The New Face of the Radical Right?
Amerika's Would-be Pravy Sektor
Ross, Alexander Reid
Date Written: 2014-04-01
Year Published: 2014
Resource Type: Article
Cx Number: CX16112
In 2009, the Southern Poverty Law Center and the Political Research Associates agreed that Anarchist Nationalism "could become the new face of the radical right" in the USA. Attempting to mix subcultural anarchist mores with a cross-cutting class analysis that hinges on racial separatism and ancestral traditions, such as tribalism, Anarchist Nationalism demonstrate a worrying tendency of reactionaries to co-opt radical language in attempts to gain control over large popular fronts.
Although Anarchist Nationalism has been kept at bay in the US, it is growing around the world through the efforts of antifascist organizing, and continues to attempt inroads into radical scenes. In an interview with the fascist Dutch magazine, Green Nationalist, the head of National Anarchist Tribal Alliance (NATA), Craig Fitzgerald, boasts that NATA is “continuing to collaborate with groups as diverse as We Are Change, Occupy Wall Street, Earth First, the Libertarian Party and others.”
NATA is utilizing a long-term strategy, known as Entryism, which the SPLC defines as “the name given to the process of entering or infiltrating bona fide organizations, institutions and political parties with the intention of gaining control of them for our own ends.” According to a pamphlet written by British National Anarchist, Troy Southgate, entitled, The Case for National-Anarchist Entryism, national anarchists must join political groups and then “misdirect or disrupt them for our own purposes or convert sections of their memberships to our cause.”

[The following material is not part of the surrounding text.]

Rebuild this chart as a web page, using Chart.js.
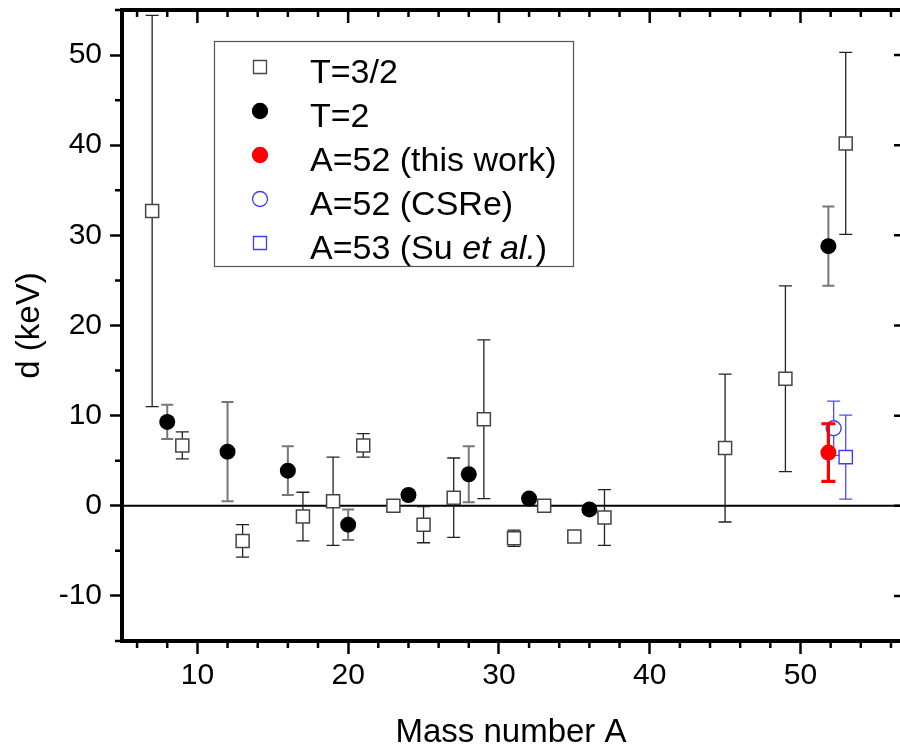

Aside from attempting to “philosophically unite diverse hyphenated anarchists with one another” under yet another hyphenated label, Fitzgerald declares that “[national anarchism] could manifest as a planned communist economy, a laissez-faire free market, a religious or racially separatist enclave, an environmentalist eco-tribe, or anything else.” The ambiguity behind such fascist ideas is staggering.
Just as under colonialism, the main point of fascism remains the elevation of essentialized understandings of race, family, tribe, religion, culture, and tradition to a semi-mystical idea of the Nation. This atavistic understanding allows National Anarchists the possibility of forming common bonds with naive people and organizations as malleable to their wishes as their own concepts are.